Door het veroorzaken van overlast handelt [gedaagde] in strijd met de verplichting zich als een goed huurder te gedragen (artikel 7:213 lid 1 BW) en artikel 6 lid 8 van de algemene huurvoorwaarden. Gelet op de duur en de ernst van de overlast is de kantonrechter van oordeel dat deze tekortkoming ontruiming van het gehuurde rechtvaardigt. [gedaagde] heeft meerdere kansen gehad om zijn gedrag aan te passen om ontruiming te voorkomen, maar is ook na de aankondiging van de juridische procedure doorgegaan met het veroorzaken van overlast. Mede gelet op de langdurige voorgeschiedenis zijn de redelijke grenzen van wat andere huurders in het gebouw moeten aanvaarden overschreden. Ymere heeft ook tegenover deze huurders de verplichting om te zorgen voor een leefbare woonomgeving. De kantonrechter is van oordeel dat voor deze huurders inmiddels een onhoudbare situatie is ontstaan, zodat van Ymere niet kan worden verwacht dat zij de uitkomst van een bodemprocedure afwacht.
5.7.
Hoewel [gedaagde] enerzijds een “laatste kans” wil om aan zijn problemen te werken, heeft hij ook uitgebreid betoogd dat hij geen (noemenswaardige) overlast veroorzaakt. Dit is moeilijk met elkaar te rijmen. [gedaagde] is zich kennelijk niet, althans onvoldoende, bewust van de impact die zijn gedrag op omwonenden heeft. Gelet hierop ziet de kantonrechter geen ruimte om [gedaagde] een gedragsaanwijzing op te leggen waarmee een ontruiming zou kunnen worden voorkomen. Onder genoemde omstandigheden moet het woonbelang van [gedaagde] , dat mede gelet op zijn medische gesteldheid evident aanwezig is, wijken voor de woonbelangen van de andere huurders van Ymere. De gevorderde ontruiming zal dan ook worden toegewezen.
5.8.
De gevorderde machtiging tot gedwongen ontruiming is niet toewijsbaar.
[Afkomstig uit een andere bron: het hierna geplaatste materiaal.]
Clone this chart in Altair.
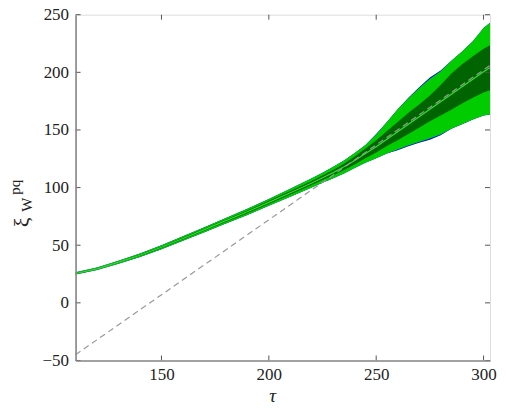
import altair as alt
import pandas as pd

tau = [110, 120, 130, 140, 150, 160, 170, 180, 190, 200, 210, 220, 225, 230, 235,
       240, 245, 250, 255, 260, 265, 270, 275, 280, 285, 290, 295, 300, 303]
center = [25.5, 29.5, 35.3, 41.3, 48.2, 55.8, 63.5, 71.3, 79.0, 87.2, 95.5, 104.0, 108.5, 113.0, 118.0,
          123.5, 129.5, 135.5, 142.0, 148.5, 155.0, 161.5, 168.0, 174.5, 181.0, 187.5, 194.0, 200.5, 204.0]
dark_upper = [26.0, 30.0, 35.9, 42.0, 49.0, 56.7, 64.5, 72.4, 80.2, 88.6, 97.1, 105.8, 110.5, 115.3, 120.7,
              127.0, 134.0, 141.0, 149.0, 157.0, 165.0, 172.0, 180.0, 189.0, 199.0, 207.0, 214.0, 220.5, 223.5]
dark_lower = [25.0, 29.0, 34.7, 40.6, 47.4, 54.9, 62.5, 70.2, 77.8, 85.8, 93.9, 102.2, 106.5, 110.7, 115.3,
              120.0, 125.5, 130.5, 136.0, 141.0, 146.5, 152.0, 157.5, 162.5, 167.5, 173.0, 178.0, 182.5, 184.5]
light_upper = [26.5, 30.6, 36.6, 42.8, 50.0, 57.8, 65.7, 73.7, 81.7, 90.2, 98.9, 108.0, 112.8, 118.0, 123.5,
               130.0, 137.0, 146.0, 157.0, 168.0, 177.5, 186.5, 194.5, 201.0, 210.0, 218.0, 227.0, 238.5, 243.0]
light_lower = [24.5, 28.4, 34.0, 39.8, 46.4, 53.8, 61.3, 68.9, 76.3, 84.2, 92.1, 100.0, 104.2, 108.0, 112.3,
               117.0, 121.5, 125.5, 129.5, 133.0, 136.5, 139.5, 142.5, 146.0, 151.0, 155.0, 159.0, 162.5, 163.5]
blue_upper = [26.5, 30.6, 36.6, 42.8, 50.0, 57.8, 65.7, 73.7, 81.7, 90.2, 98.9, 108.0, 112.8, 118.0, 123.5,
              130.0, 137.0, 146.5, 157.0, 168.0, 178.0, 187.0, 195.5, 201.5, 210.0, 218.0, 227.0, 238.5, 243.0]
blue_lower = [24.5, 28.4, 34.0, 39.8, 46.4, 53.8, 61.3, 68.9, 76.3, 84.2, 92.1, 100.0, 104.2, 108.0, 112.3,
              117.0, 121.5, 125.5, 129.5, 132.5, 135.8, 139.0, 141.5, 145.5, 151.0, 155.0, 159.0, 162.5, 163.5]

ref_tau = [110, 303]
ref_xi = [-45, 206]

x_ticks = [150, 200, 250, 300]
y_ticks = [-50, 0, 50, 100, 150, 200, 250]

W = 415.3
H = 346.5
TICK = 5
SERIF = "Liberation Serif"

df = pd.DataFrame({"tau": tau, "c": center, "du": dark_upper, "dl": dark_lower,
                   "lu": light_upper, "ll": light_lower, "bu": blue_upper, "bl": blue_lower})
ref = pd.DataFrame({"tau": ref_tau, "xi": ref_xi})
xt = pd.DataFrame({"v": x_ticks})
yt = pd.DataFrame({"v": y_ticks})

xs = alt.Scale(domain=[110, 303], nice=False, zero=False)
ys = alt.Scale(domain=[-50, 250], nice=False, zero=False)

xaxis = alt.Axis(values=x_ticks, tickSize=0, labelPadding=6, domainColor="#888888",
                 domainWidth=1.6, labelFont=SERIF, labelFontSize=17, grid=False,
                 labelColor="#222222", title="τ", titleFont=SERIF,
                 titleFontSize=19, titleFontStyle="italic", titleFontWeight="normal",
                 titleColor="#222222", titleX=197, titleY=35, titleBaseline="middle", zindex=1)
yaxis = alt.Axis(values=y_ticks, tickSize=0, labelPadding=7, domainColor="#888888",
                 domainWidth=1.6, labelFont=SERIF, labelFontSize=17, grid=False,
                 labelColor="#222222", title=None, zindex=1)

base = alt.Chart(df)
blue = base.mark_area(color="#0000ff", clip=True).encode(
    x=alt.X("tau:Q", scale=xs, axis=xaxis), y=alt.Y("bu:Q", scale=ys, axis=yaxis), y2="bl:Q")
light = base.mark_area(color="#00cc00", clip=True).encode(x="tau:Q", y="lu:Q", y2="ll:Q")
dark = base.mark_area(color="#006400", clip=True).encode(x="tau:Q", y="du:Q", y2="dl:Q")
line = base.mark_line(color="#33dd33", strokeWidth=1.2, clip=True).encode(x="tau:Q", y="c:Q")
dash = alt.Chart(ref).mark_line(color="#999999", strokeWidth=1.2, strokeDash=[6, 4], clip=True).encode(
    x="tau:Q", y="xi:Q")

tick_col = "#555555"
bt = alt.Chart(xt).mark_rule(color=tick_col, strokeWidth=1).encode(
    x="v:Q", y=alt.value(H), y2=alt.value(H - TICK))
tt = alt.Chart(xt).mark_rule(color=tick_col, strokeWidth=1).encode(
    x="v:Q", y=alt.value(0), y2=alt.value(TICK))
lt = alt.Chart(yt).mark_rule(color=tick_col, strokeWidth=1).encode(
    y="v:Q", x=alt.value(0), x2=alt.value(TICK))
rt = alt.Chart(yt).mark_rule(color=tick_col, strokeWidth=1).encode(
    y="v:Q", x=alt.value(W), x2=alt.value(W - TICK))

xi_lab = alt.Chart(pd.DataFrame({"t": ["ξ"]})).mark_text(
    font=SERIF, fontSize=22, angle=270, baseline="middle", align="center", color="#222222").encode(
    text="t:N", x=alt.value(-54), y=alt.value(208))
w_lab = alt.Chart(pd.DataFrame({"t": ["W"]})).mark_text(
    font=SERIF, fontSize=15, angle=270, baseline="middle", align="center", color="#222222").encode(
    text="t:N", x=alt.value(-48.5), y=alt.value(190.5))
pq_lab = alt.Chart(pd.DataFrame({"t": ["pq"]})).mark_text(
    font=SERIF, fontSize=15, angle=270, baseline="middle", align="center", color="#222222").encode(
    text="t:N", x=alt.value(-61), y=alt.value(173))

chart = alt.layer(blue, light, dark, line, dash, bt, tt, lt, rt, xi_lab, w_lab, pq_lab).properties(
    width=W, height=H,
    autosize=alt.AutoSizeParams(type="none"),
    padding={"left": 67.7, "top": 6.3, "right": 8, "bottom": 50},
).configure_view(stroke="#222222", strokeWidth=1).configure_axis(
    grid=False, labelFont=SERIF, titleFont=SERIF, labelFontSize=17
).configure_text(font=SERIF).configure(background="white", font=SERIF)

chart.save("out.html", embed_options={"renderer": "svg", "actions": False})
Indien noodzakelijk voor de tenuitvoerlegging van dit vonnis, kan de deurwaarder met inachtneming van het bepaalde in de artikelen 555 e.v. Wetboek van Burgerlijke Rechtsvordering zonder toestemming van de bewoner/gebruiker het betreffende pand betreden en ontruimen. De gevorderde ontruimingskosten worden eveneens afgewezen, omdat de met de ontruiming gemoeide kosten slechts toewijsbaar zijn als zij in redelijkheid zijn gemaakt, hetgeen niet op voorhand kan worden beoordeeld.
5.9.
De proceskosten komen voor rekening van [gedaagde] omdat hij (grotendeels) ongelijk krijgt.
de tegenvordering
5.10.
Omdat voldaan is aan de voorwaarde waaronder de tegenvordering is ingesteld, komt de kantonrechter toe aan de beoordeling van de tegenvordering. Deze komt erop neer dat aan de ontruiming de voorwaarde zal worden verbonden dat Ymere [gedaagde] binnen vier weken een vervangende woonruimte ter beschikking stelt.
5.11.
Voor toewijzing van deze vordering bestaat geen grond. Dat [gedaagde] al jaren bij Ymere staat ingeschreven betekent niet dat Ymere verplicht is voor andere woonruimte te zorgen. Bovendien miskent [gedaagde] met zijn tegenvordering dat hij door het veroorzaken van ernstige overlast er zelf voor heeft gezorgd dat Ymere wil dat [gedaagde] het gehuurde verlaat. De kantonrechter wijst de tegenvordering dan ook af.
5.12.
De proceskosten komen voor rekening van [gedaagde] omdat hij ongelijk krijgt. Vanwege de samenhang met de vordering van Ymere zal de kantonrechter de proceskosten ten aanzien van de tegenvordering op nihil stellen.

6.De beslissing

De kantonrechter:
de vordering
6.1.
veroordeelt [gedaagde] om de woning gelegen aan het adres [adres] , met het zijne en de zijnen binnen acht dagen na betekening van het in deze te wijzen vonnis te ontruimen en te verlaten en door overgave van de sleutels ter vrije en algehele beschikking van Ymere te stellen.
6.2.
veroordeelt [gedaagde] tot betaling van de proceskosten, die de kantonrechter aan de kant van Ymere tot en met vandaag vaststelt op:
dagvaarding € 103,33
griffierecht € 128,00
salaris gemachtigde € 498,00 ;
6.3.
verklaart dit vonnis uitvoerbaar bij voorraad;
6.4.
wijst de vordering voor het overige af;
de tegenvordering
6.5.
wijst de tegenvordering af;
6.6.
veroordeelt [gedaagde] tot betaling van de proceskosten, die tot en met vandaag voor Ymere worden vastgesteld op nihil.
Dit vonnis is gewezen door mr. S.N. Schipper en op bovengenoemde datum in het openbaar uitgesproken in aanwezigheid van de griffier.